Republican presidential candidate Newt Gingrich declared Thursday that he would work to abolish federal judges if he didn't agree with their "anti-American" or "dictatorial" rulings.
At a GOP debate in Sioux City, Iowa, Fox News moderator Megyn Kelly noted that at least two conservative former attorneys general had blasted Gingrich's "dangerous" and "totally irresponsible" plan because it would alter the balance of powers.
"It alters the balance because the courts have become grotesquely dictatorial, far too powerful," Gingrich admitted. "I've been working on this project since 2002 when the Ninth Circuit court said that 'one nation under God' is unconstitutional in the Pledge of Allegiance. And I decided that if you had judges that were so radically anti-American that they thought 'one nation under God' was wrong, they shouldn't be on the court."

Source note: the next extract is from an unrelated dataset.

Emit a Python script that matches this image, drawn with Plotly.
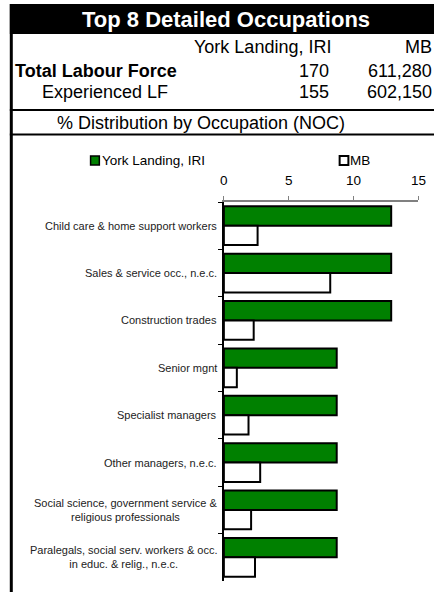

"Like Jefferson, Jackson, Lincoln and FDR, I would be prepared to take on the judiciary if, in fact, it did not restrict what it was doing," he added.
As for those conservative former attorneys general, Gingrich wanted to know if they had studied "Jefferson, who in 1802 abolished 18 out of 35 federal judges?"
"I would suggest to you, actually as a historian, I may understand this better than lawyers, and as lawyers, those two attorneys general are behaving exactly like law schools which have overly empowered lawyers that they can dictate to the rest of us," he insisted.